Is it acceptable to use proprietary software (platforms) to promote software freedom?

Paul Sutton zleap at
Wed Jun 21 11:10:33 UTC 2017

On 21/06/17 11:22, Erik Albers wrote:
> Hi all,
> Maybe you noted in the Newsletter May [1] a pro and contra between our
> Executive Director and our Fellowship representative:
> 	On the FSFE's Planet, we had an interesting dialogue popping up
> 	between our executive director Jonas Öberg who argues that sometimes
> 	you can use proprietary software to further free and open source
> 	software [2] although you should be aware about the risk of
> 	backfiring. And Daniel Pocock, our new Fellowship representative,
> 	answered with "the risk of proprietary software" [3] and that "no deal
> 	might be better than a bad deal", meaning that if you cannot achieve
> 	something with Free Software you should consider just doing without
> 	it.
> In our European core team we are having a lively discussion now about the pros
> and cons of using proprietary software platforms like Facebook, Meetup,
> Twitter and alike to send out our message of software freedom.

There was a post on Twitter a while back regarding e-safety or privacy,
to which I replied that I used diaspora,  it respects freedom.

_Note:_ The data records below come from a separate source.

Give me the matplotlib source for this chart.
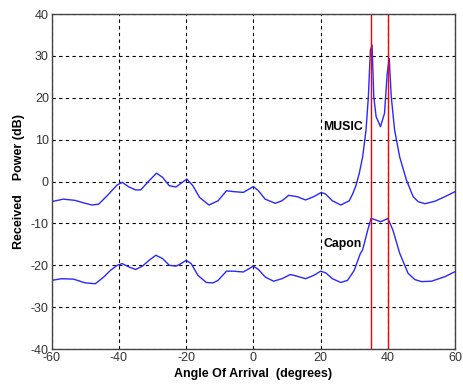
import matplotlib.pyplot as plt
import numpy as np

plt.rcParams['axes.unicode_minus'] = False

# angles (deg) and received power (dB)
music_angle = [-60, -56.5, -53, -50, -48, -46, -43.5, -40.5, -39, -37, -35, -33.5, -31, -28.8,
               -27, -25, -23, -21.5, -19.8, -18, -16, -13.2, -10.5, -8, -6, -3, 0, 1.5, 3.5,
               6.5, 8.5, 10.5, 13, 15.5, 18, 20.2, 21.5, 23.5, 26, 28.5, 29.5, 30.5, 31.5, 32.5,
               33.5, 34.2, 34.8, 35.3, 35.8, 36.5, 37.8, 39, 39.8, 40.4, 41, 42, 43.5, 45.5,
               47.5, 49, 51, 54, 57, 60]
music_db = [-4.8, -4.2, -4.5, -5.2, -5.6, -5.4, -3.4, -0.8, -0.2, -1.3, -2, -2, 0.2, 2,
            1, -1, -1.3, -0.4, 0.6, -1, -3.8, -5.6, -4.6, -2.2, -2.4, -2.6, -1.2, -2.2, -4.2,
            -5.2, -4.6, -3.3, -3.6, -4.4, -3.6, -2.6, -3, -4.6, -5.6, -4.6, -3, -1, 2, 5.9,
            12.3, 20.3, 31.4, 32.6, 20.3, 15.5, 13.1, 16.3, 25.8, 29.4, 20.3, 12.3, 5.9, 0.4,
            -3.6, -4.8, -5.3, -4.7, -3.6, -2.4]

capon_angle = [-60, -57, -53.5, -50, -47, -44.5, -42.5, -40.5, -39, -37, -35, -33, -31, -29,
               -27, -25, -23, -21.5, -20, -18.5, -16.5, -14, -12, -10.5, -8, -6, -3, 0, 1.5,
               3.5, 6, 8.5, 11, 13, 15.5, 18, 20, 21.5, 23.5, 26, 28, 30, 31.8, 32.5, 34, 35,
               36.5, 37.8, 39, 40, 41.5, 43.5, 46, 48, 50, 53, 57, 60]
capon_db = [-23.6, -23.2, -23.3, -24.2, -24.4, -22.8, -21.2, -20, -19.6, -20.4, -21, -20.2, -18.8, -17.6,
            -18.4, -20, -20.2, -19.6, -18.8, -19.6, -22.4, -24.1, -24.2, -23.6, -21.4, -21.4, -21.6, -20.2, -21,
            -22.8, -23.8, -23.2, -22.2, -22.6, -23.2, -22.4, -21.4, -21.8, -23.2, -24.1, -23.6, -21.2, -17.2, -16.3, -11.6, -8.8,
            -9.2, -9.6, -9.2, -8.8, -11.6, -17.1, -21.9, -23.4, -23.9, -23.8, -22.7, -21.5]

true_doa = [35, 40]

fig = plt.figure(figsize=(4.63, 3.84), dpi=100)
ax = fig.add_axes([0.1115, 0.091, 0.8715, 0.8725])

ax.plot(music_angle, music_db, color='#2828ff', lw=1.0)
ax.plot(capon_angle, capon_db, color='#2828ff', lw=1.0)
for d in true_doa:
    ax.axvline(d, color='red', lw=1.0)

ax.text(20.6, 13, 'MUSIC', fontsize=8.8, fontweight='bold', va='center', family='Liberation Sans')
ax.text(20.8, -15, 'Capon', fontsize=8.8, fontweight='bold', va='center', family='Liberation Sans')

ax.set_xlim(-60, 60)
ax.set_ylim(-40, 40)
ax.set_xticks(np.arange(-60, 61, 20))
ax.set_yticks(np.arange(-40, 41, 10))
ax.grid(True, color='black', linestyle=(0, (3, 3)), lw=0.8)
ax.tick_params(direction='in', length=0, labelsize=9, labelcolor='#333333', pad=2)
for lab in ax.get_xticklabels() + ax.get_yticklabels():
    lab.set_family('Liberation Sans')
for sp in ax.spines.values():
    sp.set_color('#444444')
    sp.set_linewidth(1.0)

ax.set_xlabel('Angle Of Arrival  (degrees)', fontsize=9, fontweight='bold', family='Liberation Sans', labelpad=3)
ax.set_ylabel('Received    Power (dB)', fontsize=9, fontweight='bold', family='Liberation Sans', labelpad=4)

fig.savefig('out.png', dpi=100)
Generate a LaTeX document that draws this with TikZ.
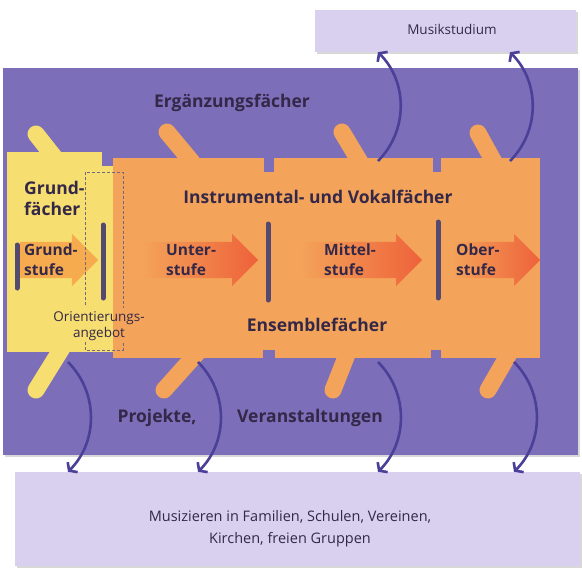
\documentclass[tikz,border=0pt]{standalone}
\usepackage{fontspec}
\setmainfont{Open Sans}
\usetikzlibrary{arrows.meta,positioning,calc,shapes.arrows,shadows}
\definecolor{violett}{RGB}{124,110,184}
\definecolor{flieder}{RGB}{216,208,238}
\definecolor{orangeblk}{RGB}{244,164,90}
\definecolor{gelbblk}{RGB}{246,222,112}
\definecolor{rotpfeil}{RGB}{238,98,58}
\definecolor{hellpfeil}{RGB}{246,172,78}
\definecolor{tinte}{RGB}{52,40,72}
\definecolor{bogen}{RGB}{74,64,152}
\definecolor{trenner}{RGB}{84,74,112}
\tikzstyle{feld}=[fill=violett,inner sep=0pt,drop shadow={opacity=0.3,shadow xshift=2pt,shadow yshift=-2pt}]
\tikzstyle{kasten}=[fill=flieder,inner sep=0pt,drop shadow={opacity=0.3,shadow xshift=2pt,shadow yshift=-2pt}]
\tikzstyle{block}=[inner sep=0pt]
\tikzstyle{lasche}=[line width=17pt,line cap=round]
\tikzstyle{kerbe}=[fill=violett]
\tikzstyle{trennstrich}=[draw=trenner,line width=5pt,line cap=round]
\tikzstyle{stufenpfeil}=[single arrow,minimum width=52pt,single arrow head extend=8pt,inner sep=0pt,inner ysep=18pt,anchor=tail]
\tikzstyle{bogenpfeil}=[draw=bogen,line width=2.6pt,-{Straight Barb[length=5pt,width=14pt]}]
\tikzstyle{gross}=[font=\bfseries\fontsize{17.5}{21}\selectfont,text=tinte]
\tikzstyle{stufe}=[font=\bfseries\fontsize{15.5}{20}\selectfont,text=tinte,align=left,anchor=west,inner sep=0pt]
\tikzstyle{klein}=[font=\fontsize{13.5}{16}\selectfont,text=tinte,align=center]

\begin{document}
\begin{tikzpicture}[x=1pt,y=-1pt]
\useasboundingbox[fill=white] (0,0) rectangle (582,571);
\node[kasten,minimum width=261pt,minimum height=42pt] (studium) at (445.5,31) {};
\node[klein] (studiumtext) at (452,29) {Musikstudium};
\node[feld,minimum width=575pt,minimum height=387pt] (feld) at (290.5,261.5) {};
\node[kasten,minimum width=565pt,minimum height=94pt] (basis) at (297.5,519) {};
\node[klein,font=\fontsize{14.5}{22}\selectfont] (musizieren) at (290,529) {Musizieren in Familien, Schulen, Vereinen,\\Kirchen, freien Gruppen};

\draw[lasche,gelbblk] (55,158) -- (36,134);
\draw[lasche,gelbblk] (62,348) -- (36,390);
\draw[lasche,orangeblk] (192,162) -- (167,132);
\draw[lasche,orangeblk] (360,162) -- (342,132);
\draw[lasche,orangeblk] (494,162) -- (478,133);
\draw[lasche,orangeblk] (198,352) -- (164,390);
\draw[lasche,orangeblk] (348,352) -- (333,390);
\draw[lasche,orangeblk] (510,352) -- (488,390);
\node[block,fill=gelbblk,minimum width=95pt,minimum height=200pt] (grund) at (54.5,252) {};
\node[block,fill=gelbblk,minimum width=20pt,minimum height=186pt] (grundrand) at (105,259) {};
\node[block,fill=orangeblk,minimum width=427pt,minimum height=200pt] (instr) at (326.5,258) {};
\fill[kerbe] (264,156) rectangle (274,172);
\fill[kerbe] (433,156) rectangle (441,172);
\fill[kerbe] (263,350) rectangle (275,360);
\fill[kerbe] (431,350) rectangle (441,360);

\node[stufenpfeil,fill=hellpfeil,minimum height=78pt] (p1) at (20,260) {};
\node[stufenpfeil,left color=orangeblk,right color=rotpfeil,minimum height=118pt] (p2) at (140,260) {};
\node[stufenpfeil,left color=orangeblk,right color=rotpfeil,minimum height=124pt] (p3) at (298,260) {};
\node[stufenpfeil,left color=orangeblk,right color=rotpfeil,minimum height=90pt] (p4) at (450,260) {};
\draw[trennstrich] (17,245) -- (17,288);
\draw[trennstrich] (103,225) -- (103,298);
\draw[trennstrich] (268,224) -- (268,300);
\draw[trennstrich] (438,222) -- (438,298);

\draw[dashed,tinte!70,dash pattern=on 3pt off 2pt] (85,305) -- (85,172) -- (123,172) -- (123,308);
\draw[dashed,tinte!70,dash pattern=on 3pt off 2pt] (85,342) -- (85,350) -- (123,350) -- (123,342);

\node[gross] (ergaenzung) at (232,103) {Ergänzungsfächer};
\node[gross,align=left,anchor=west,inner sep=0pt] (grundfaecher) at (24,198) {Grund-\\fächer};
\node[gross] (instrumental) at (318,197) {Instrumental- und Vokalfächer};
\node[stufe] (s1) at (24,260) {Grund-\\stufe};
\node[stufe] (s2) at (166,260) {Unter-\\stufe};
\node[stufe] (s3) at (324,260) {Mittel-\\stufe};
\node[stufe] (s4) at (456,260) {Ober-\\stufe};
\node[klein] (orientierung) at (99,326) {Orientierungs-\\angebot};
\node[gross] (ensemble) at (317,325) {Ensemblefächer};
\node[gross] (projekte) at (157,418) {Projekte,};
\node[gross] (veranstaltungen) at (310,418) {Veranstaltungen};

\coordinate (a1) at (378,161);
\coordinate (a2) at (510,161);
\coordinate (b1) at (68,362);
\coordinate (b2) at (198,362);
\coordinate (b3) at (378,362);
\coordinate (b4) at (514,362);
\draw[bogenpfeil] (a1) to[bend right=45] (studium.south -| a1);
\draw[bogenpfeil] (a2) to[bend right=45] (studium.south -| a2);
\draw[bogenpfeil] (b1) to[bend left=45] (basis.north -| b1);
\draw[bogenpfeil] (b2) to[bend left=45] (basis.north -| b2);
\draw[bogenpfeil] (b3) to[bend left=45] (basis.north -| b3);
\draw[bogenpfeil] (b4) to[bend left=45] (basis.north -| b4);
\end{tikzpicture}
\end{document}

I think in some ways we sometimes have to embrace services that don't
quite meet our standards in order to get a message across there are
'other' services out there.

I think in the US electorial details were stored on amazon cloud,  there
has been a leak so anyone who has a link can access the personal details
on over 200 million people in the US electorate,

I think replying to comments on social media with the 'There is no
cloud,  just other peoples computer'  sends a message to make people
think that this cloud storage belongs to others,  and privacy is at the
mercy of others,  where as setting up Own/next cloud puts _you_ in
control of your own information,  maybe makes people think how their
data is stored.

I think replying to incidents and related discussions with suggestions
there is 'shock horror' more to life and the internet than IE/Edge,
Facebook, twitter is a good thing, we are not ramming it down peoples
throats buit being subtle and subliminal in the way we respond.